The next pianist to take the stage was Angie Zhang who proceeded to perform works by Beethoven and Debussy, respectively the Variations WoO 80 and the lyrical L'Isle Joyeuse.
Beethoven's works without opus number generally date from the earliest part of his career and for the most part represent youthful efforts that the composer did not consider worthy enough to be assigned a number, that designation being reserved for more important pieces. The 32 Variations on an Original Theme in C minor, WoO 80 (1806), however, date from the middle period when Beethoven had attained full mastery of his talents and are roughly contemporaneous with the Violin Concerto and Fourth Symphony. Although the variations certainly do not constitute a major work, it's not entirely clear why Beethoven held them in such low esteem. They are actually quite powerful.
Debussy's L'isle joyeuse (1904) was inspired by a painting, Watteau’s enigmatic L’embarquement pour Cythère, that actually exists in two versions, the first completed in 1717 and the second the following year. Debussy was always seeking to promote French culture and would take this passion even further a decade later when his country confronted Germany in World War I. For example, his 1890 Clair de Lune was inspired by a poem by Verlaine who not so coincidentally also wrote another in praise of Watteau. There is more to Debussy's musical piece, however, than a mere a celebration of French culture.
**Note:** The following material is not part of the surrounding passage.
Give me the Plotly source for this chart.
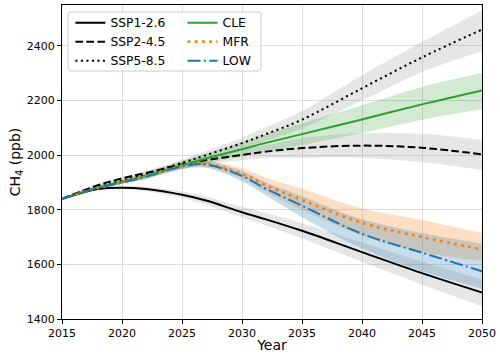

As the article in Wikipedia indicates, the painting depicts a fête galante and "celebrates love." And love was very much in the mind of the middle aged composer in 1904. He had secretly begun an affair with a banker's wife and had impetuously taken her on a romantic getaway to the island of Jersey where he revised the present work (hence the use in the title of the English "isle" rather than the French "île"). As in his orchestral work La Mer, Debussy in this piece invokes at points the movement of the sea. Far more than an impressionistic rendering of nautical sounds, though, this is an impassioned paean to illicit love as only a Frenchman could write.
The program closed with a very brief work by Scriabin, the wonderfully titled Poème satanique, Op. 36 (1903) performed by Armen Sarkisian. The composer himself did not think highly of the work. He complained to the critic Leonid Sabaneyev that it was "the apotheosis of insincerity. It is all hypocritical, false." The work was written at the very end of the composer's first period when he was still very much under the influence of such Romantic composers as Chopin and Liszt, and this may account for the disdain he later felt for it.
Juilliard has an incredibly strong piano department, and the musicians at this recital demonstrated a high level of skill in performances of works that were without exception technically challenging.